When the Mexican government imposed punitive tariffs last year on $2.4 billion in American products the average Mexican citizen may not have noticed. But no more. Try finding a U.S.-grown Christmas tree in Mexico City this week. They are scarce since Mexico’s usual suppliers of holiday evergreens, growers in the states of California and Oregon, have been priced out of the market by a 20 percent tariff.
Oregon potato growers and Washington pear exporters are also singing the Christmas blues. No partridges in American-grown pear trees for Mexico this year. The Mexican government levied those tariffs in a completely transparent manner because of U.S. policy to keep a small number of well-inspected Mexican trucks off the U.S. roads and void a deal previously struck under the North American Free Trade Agreement.
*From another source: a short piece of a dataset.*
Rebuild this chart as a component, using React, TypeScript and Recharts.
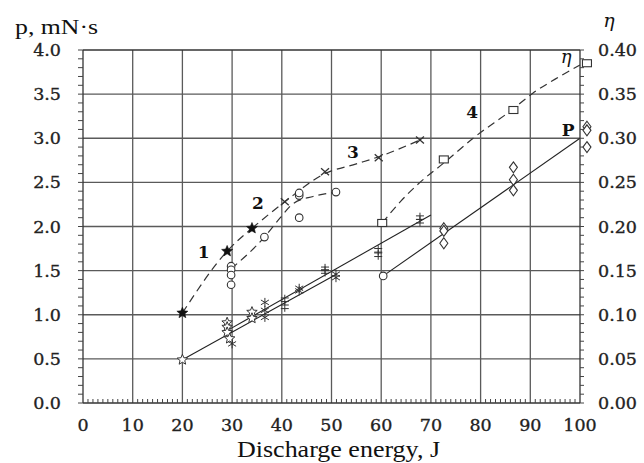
import React from 'react';
import { ComposedChart, XAxis, YAxis, Line, Scatter, ReferenceLine, ReferenceDot } from 'recharts';

// ---- η (right axis) measured points ----
const etaStars = [
  { x: 20, y: 0.102 }, { x: 29, y: 0.172 }, { x: 34, y: 0.198 },
];
const etaCircles = [
  { x: 29.8, y: 0.155 }, { x: 29.8, y: 0.151 }, { x: 29.8, y: 0.145 }, { x: 29.8, y: 0.134 },
  { x: 36.5, y: 0.188 }, { x: 43.5, y: 0.21 }, { x: 43.5, y: 0.235 }, { x: 43.5, y: 0.238 },
  { x: 50.9, y: 0.239 },
];
const etaCrosses = [
  { x: 40.6, y: 0.228 }, { x: 48.7, y: 0.262 }, { x: 59.5, y: 0.278 }, { x: 67.8, y: 0.298 },
];
const etaSquares = [
  { x: 60.2, y: 0.204 }, { x: 72.6, y: 0.276 }, { x: 86.6, y: 0.332 },
];
const etaSquaresEdge = [{ x: 101.4, y: 0.385 }];

// ---- η fitted dashed curves ----
const etaCurve1 = [
  { x: 20, y: 0.102 }, { x: 29, y: 0.172 }, { x: 34, y: 0.198 },
];
const etaCurve2 = [
  { x: 29.8, y: 0.152 }, { x: 36.5, y: 0.188 }, { x: 39.7, y: 0.21 }, { x: 42.3, y: 0.226 },
  { x: 46.3, y: 0.234 }, { x: 50.9, y: 0.239 },
];
const etaCurve3 = [
  { x: 34, y: 0.198 }, { x: 40.6, y: 0.228 }, { x: 48.7, y: 0.26 }, { x: 55, y: 0.271 },
  { x: 59.5, y: 0.279 }, { x: 67.8, y: 0.298 },
];
const etaCurve4 = [
  { x: 60.2, y: 0.204 }, { x: 64, y: 0.229 }, { x: 67.8, y: 0.25 }, { x: 72.6, y: 0.272 },
  { x: 78.5, y: 0.3 }, { x: 86.5, y: 0.333 }, { x: 90.5, y: 0.351 }, { x: 95, y: 0.367 },
  { x: 100, y: 0.383 },
];

// ---- P (left axis, mN·s) measured points ----
const pStars = [
  { x: 20, y: 0.49 }, { x: 29, y: 0.91 }, { x: 29, y: 0.86 }, { x: 29, y: 0.8 },
  { x: 29.5, y: 0.73 }, { x: 34, y: 1.03 }, { x: 34, y: 0.96 },
];
const pAsterisks = [
  { x: 30, y: 0.67 }, { x: 36.6, y: 1.14 }, { x: 36.6, y: 1.05 }, { x: 36.6, y: 0.97 },
  { x: 43.5, y: 1.3 }, { x: 43.5, y: 1.27 }, { x: 50.9, y: 1.46 }, { x: 50.9, y: 1.42 },
];
const pDaggers = [
  { x: 40.6, y: 1.17 }, { x: 40.6, y: 1.09 }, { x: 48.7, y: 1.52 }, { x: 48.7, y: 1.49 },
  { x: 59.4, y: 1.73 }, { x: 59.4, y: 1.68 }, { x: 67.8, y: 2.1 }, { x: 67.8, y: 2.06 },
];
const pCircle = [{ x: 60.4, y: 1.44 }];
const pDiamonds = [
  { x: 72.6, y: 1.98 }, { x: 72.6, y: 1.95 }, { x: 72.6, y: 1.81 },
  { x: 86.6, y: 2.67 }, { x: 86.6, y: 2.53 }, { x: 86.6, y: 2.41 },
];
const pDiamondsEdge = [
  { x: 101.4, y: 3.13 }, { x: 101.4, y: 3.09 }, { x: 101.4, y: 2.9 },
];

// ---- P fitted solid lines ----
const pLineA = [{ x: 20, y: 0.49 }, { x: 51, y: 1.46 }];
const pLineB = [{ x: 29, y: 0.82 }, { x: 70, y: 2.13 }];
const pLineC = [{ x: 60.4, y: 1.44 }, { x: 100, y: 3.0 }];

// ---- axes ----
const xMajor = [0, 10, 20, 30, 40, 50, 60, 70, 80, 90, 100];
const xTicks = Array.from({ length: 101 }, (_, i) => i);
const pMajor = [0, 0.5, 1, 1.5, 2, 2.5, 3, 3.5, 4];
const pTicks = Array.from({ length: 41 }, (_, i) => +(i * 0.1).toFixed(1));
const etaTicks = Array.from({ length: 41 }, (_, i) => +(i * 0.01).toFixed(2));

const curveLabels = [
  { x: 24.3, y: 1.71, text: '1' },
  { x: 35.2, y: 2.27, text: '2' },
  { x: 54.3, y: 2.84, text: '3' },
  { x: 78.3, y: 3.3, text: '4' },
  { x: 97.6, y: 3.09, text: 'P' },
];
const etaLabel = [{ x: 97.2, y: 3.9, text: 'η' }];

const TICK_FONT = "'DejaVu Serif', serif";
const INK = '#222';
const GRID = '#5a5a5a';

const tickTextProps = {
  fontFamily: TICK_FONT,
  fontSize: 17.5,
  fill: INK,
  stroke: INK,
  strokeWidth: 0.35,
};

const XTick = (props: any) => {
  const { x, y, payload } = props;
  const v = payload.value;
  const major = Math.round(v) % 10 === 0;
  return (
    <g>
      {!major && <line x1={x} x2={x} y1={y} y2={y - 4} stroke="#444" strokeWidth={1} />}
      {major && (
        <text x={x} y={y + 28} textAnchor="middle" {...tickTextProps}>
          {v}
        </text>
      )}
    </g>
  );
};

const LeftTick = (props: any) => {
  const { x, y, payload } = props;
  const v = payload.value;
  const major = Math.round(v * 10) % 5 === 0;
  return (
    <g>
      <line x1={x} x2={x - 5} y1={y} y2={y} stroke="#444" strokeWidth={1} />
      {major && (
        <text x={x - 22} y={y + 6} textAnchor="end" {...tickTextProps}>
          {v.toFixed(1)}
        </text>
      )}
    </g>
  );
};

const RightTick = (props: any) => {
  const { x, y, payload } = props;
  const v = payload.value;
  const major = Math.round(v * 100) % 5 === 0;
  return (
    <g>
      <line x1={x} x2={x + 4} y1={y} y2={y} stroke="#444" strokeWidth={1} />
      {major && (
        <text x={x + 18} y={y + 6} textAnchor="start" {...tickTextProps}>
          {v.toFixed(2)}
        </text>
      )}
    </g>
  );
};

const starPoints = (cx: number, cy: number, r: number) => {
  const pts: string[] = [];
  for (let i = 0; i < 10; i++) {
    const rr = i % 2 === 0 ? r : r * 0.45;
    const a = -Math.PI / 2 + (i * Math.PI) / 5;
    pts.push(`${cx + rr * Math.cos(a)},${cy + rr * Math.sin(a)}`);
  }
  return pts.join(' ');
};

const FilledStar = (p: any) => <polygon points={starPoints(p.cx, p.cy, 5.8)} fill="#111" stroke="#111" strokeWidth={0.6} />;
const OpenStar = (p: any) => <polygon points={starPoints(p.cx, p.cy, 5.5)} fill="#fff" stroke="#333" strokeWidth={1} />;
const OpenCircle = (p: any) => <circle cx={p.cx} cy={p.cy} r={3.8} fill="#fff" stroke="#333" strokeWidth={1.1} />;
const Cross = (p: any) => (
  <g stroke="#333" strokeWidth={1.3}>
    <line x1={p.cx - 4} y1={p.cy - 3.5} x2={p.cx + 4} y2={p.cy + 3.5} />
    <line x1={p.cx - 4} y1={p.cy + 3.5} x2={p.cx + 4} y2={p.cy - 3.5} />
  </g>
);
const OpenSquare = (p: any) => (
  <rect x={p.cx - 4.5} y={p.cy - 3.5} width={9} height={7} fill="#fff" stroke="#333" strokeWidth={1.1} />
);
const Asterisk = (p: any) => (
  <g stroke="#333" strokeWidth={1}>
    <line x1={p.cx} y1={p.cy - 4.5} x2={p.cx} y2={p.cy + 4.5} />
    <line x1={p.cx - 4} y1={p.cy - 2.4} x2={p.cx + 4} y2={p.cy + 2.4} />
    <line x1={p.cx - 4} y1={p.cy + 2.4} x2={p.cx + 4} y2={p.cy - 2.4} />
  </g>
);
const Dagger = (p: any) => (
  <g stroke="#333" strokeWidth={1}>
    <line x1={p.cx} y1={p.cy - 5} x2={p.cx} y2={p.cy + 5} />
    <line x1={p.cx - 4} y1={p.cy - 1.8} x2={p.cx + 4} y2={p.cy - 1.8} />
    <line x1={p.cx - 4} y1={p.cy + 1.8} x2={p.cx + 4} y2={p.cy + 1.8} />
  </g>
);
const OpenDiamond = (p: any) => (
  <polygon
    points={`${p.cx},${p.cy - 5.5} ${p.cx + 4},${p.cy} ${p.cx},${p.cy + 5.5} ${p.cx - 4},${p.cy}`}
    fill="#fff"
    stroke="#333"
    strokeWidth={1.1}
  />
);

const DASH = '8 5';

export default function App() {
  return (
    <div style={{ position: 'absolute', left: 0, top: 0, width: 644, height: 463, background: '#fff' }}>
      <ComposedChart width={644} height={463} margin={{ top: 50, right: 0, bottom: 0, left: 0 }}>
        <XAxis
          dataKey="x"
          type="number"
          domain={[0, 100]}
          ticks={xTicks}
          interval={0}
          tick={<XTick />}
          tickLine={false}
          tickSize={0}
          tickMargin={0}
          axisLine={{ stroke: '#333', strokeWidth: 1.3 }}
          height={60}
        />
        <YAxis
          yAxisId="p"
          dataKey="y"
          type="number"
          domain={[0, 4]}
          ticks={pTicks}
          interval={0}
          tick={<LeftTick />}
          tickLine={false}
          tickSize={0}
          tickMargin={0}
          axisLine={{ stroke: '#333', strokeWidth: 1.3 }}
          width={83}
        />
        <YAxis
          yAxisId="eta"
          dataKey="y"
          orientation="right"
          type="number"
          domain={[0, 0.4]}
          ticks={etaTicks}
          interval={0}
          tick={<RightTick />}
          tickLine={false}
          tickSize={0}
          tickMargin={0}
          axisLine={{ stroke: '#333', strokeWidth: 1.3 }}
          width={64}
        />

        {xMajor.slice(1, -1).map((v) => (
          <ReferenceLine key={`gx${v}`} x={v} yAxisId="p" stroke={GRID} strokeWidth={1.3} />
        ))}
        {pMajor.slice(1, -1).map((v) => (
          <ReferenceLine key={`gy${v}`} y={v} yAxisId="p" stroke={GRID} strokeWidth={1.3} />
        ))}
        <ReferenceLine y={4} yAxisId="p" stroke="#333" strokeWidth={1.3} />

        <Line data={pLineA} dataKey="y" yAxisId="p" type="linear" stroke="#222" strokeWidth={1.1} dot={false} isAnimationActive={false} />
        <Line data={pLineB} dataKey="y" yAxisId="p" type="linear" stroke="#222" strokeWidth={1.1} dot={false} isAnimationActive={false} />
        <Line data={pLineC} dataKey="y" yAxisId="p" type="linear" stroke="#222" strokeWidth={1.1} dot={false} isAnimationActive={false} />

        <Line data={etaCurve1} dataKey="y" yAxisId="eta" type="monotone" stroke="#333" strokeWidth={1.2} strokeDasharray={DASH} dot={false} isAnimationActive={false} />
        <Line data={etaCurve2} dataKey="y" yAxisId="eta" type="monotone" stroke="#333" strokeWidth={1.2} strokeDasharray={DASH} dot={false} isAnimationActive={false} />
        <Line data={etaCurve3} dataKey="y" yAxisId="eta" type="monotone" stroke="#333" strokeWidth={1.2} strokeDasharray={DASH} dot={false} isAnimationActive={false} />
        <Line data={etaCurve4} dataKey="y" yAxisId="eta" type="monotone" stroke="#333" strokeWidth={1.2} strokeDasharray={DASH} dot={false} isAnimationActive={false} />

        <Scatter data={pStars} dataKey="y" yAxisId="p" shape={OpenStar} isAnimationActive={false} />
        <Scatter data={pAsterisks} dataKey="y" yAxisId="p" shape={Asterisk} isAnimationActive={false} />
        <Scatter data={pDaggers} dataKey="y" yAxisId="p" shape={Dagger} isAnimationActive={false} />
        <Scatter data={pCircle} dataKey="y" yAxisId="p" shape={OpenCircle} isAnimationActive={false} />
        <Scatter data={pDiamonds} dataKey="y" yAxisId="p" shape={OpenDiamond} isAnimationActive={false} />

        <Scatter data={etaStars} dataKey="y" yAxisId="eta" shape={FilledStar} isAnimationActive={false} />
        <Scatter data={etaCircles} dataKey="y" yAxisId="eta" shape={OpenCircle} isAnimationActive={false} />
        <Scatter data={etaCrosses} dataKey="y" yAxisId="eta" shape={Cross} isAnimationActive={false} />
        <Scatter data={etaSquares} dataKey="y" yAxisId="eta" shape={OpenSquare} isAnimationActive={false} />

        {pDiamondsEdge.map((d, i) => (
          <ReferenceDot key={`pde${i}`} x={d.x} y={d.y} yAxisId="p" r={4} ifOverflow="visible" shape={OpenDiamond} />
        ))}
        {etaSquaresEdge.map((d, i) => (
          <ReferenceDot key={`ese${i}`} x={d.x} y={d.y} yAxisId="eta" r={4} ifOverflow="visible" shape={OpenSquare} />
        ))}

        {curveLabels.map((l) => (
          <ReferenceDot
            key={`lbl${l.text}`}
            x={l.x}
            y={l.y}
            yAxisId="p"
            r={1}
            ifOverflow="visible"
            shape={(p: any) => (
              <text x={p.cx} y={p.cy + 6} textAnchor="middle" fontFamily={TICK_FONT} fontWeight="bold" fontSize={17} fill="#111">
                {l.text}
              </text>
            )}
          />
        ))}
        {etaLabel.map((l) => (
          <ReferenceDot
            key="lbleta"
            x={l.x}
            y={l.y}
            yAxisId="p"
            r={1}
            ifOverflow="visible"
            shape={(p: any) => (
              <text x={p.cx} y={p.cy + 4} textAnchor="middle" fontFamily={TICK_FONT} fontStyle="italic" fontSize={18} fill="#111">
                {l.text}
              </text>
            )}
          />
        ))}
      </ComposedChart>
      <svg width={644} height={463} style={{ position: 'absolute', left: 0, top: 0, pointerEvents: 'none' }}>
        <text x={15} y={34} fontFamily="'Liberation Serif', serif" fontSize={21} fill="#111" textLength={83} lengthAdjust="spacingAndGlyphs">
          p, mN·s
        </text>
        <text x={609} y={27} textAnchor="middle" fontFamily="'DejaVu Serif', serif" fontStyle="italic" fontSize={19} fill="#111">
          η
        </text>
        <text x={237} y={457} fontFamily="'Liberation Serif', serif" fontSize={24} fill="#111" textLength={203} lengthAdjust="spacingAndGlyphs">
          Discharge energy, J
        </text>
      </svg>
    </div>
  );
}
Heritage Senior Policy Analyst Ray Walser confirmed the shortage last week during a visit to Mexico’s capital. Mexican buyers are having to settle for homegrown trees. Last year the situation was so bad that Oregon Christmas tree growers ended up burning their unsold trees.
This year, as the grinches in the Obama Administration (and their Teamster Union supporters) continued to drag their feet on settling the dispute, the trees were not even cut. Maybe the Mexicans can send Cindy Loo Hoo to the White House to plead their case!
A better solution, however, would be for the Obama Administration to make a New Year’s resolution to follow Heritage’s longstanding recommendation, resolve the dispute by restoring funding to the “Mexican Truck Pilot Program,” and then expand it and make it permanent.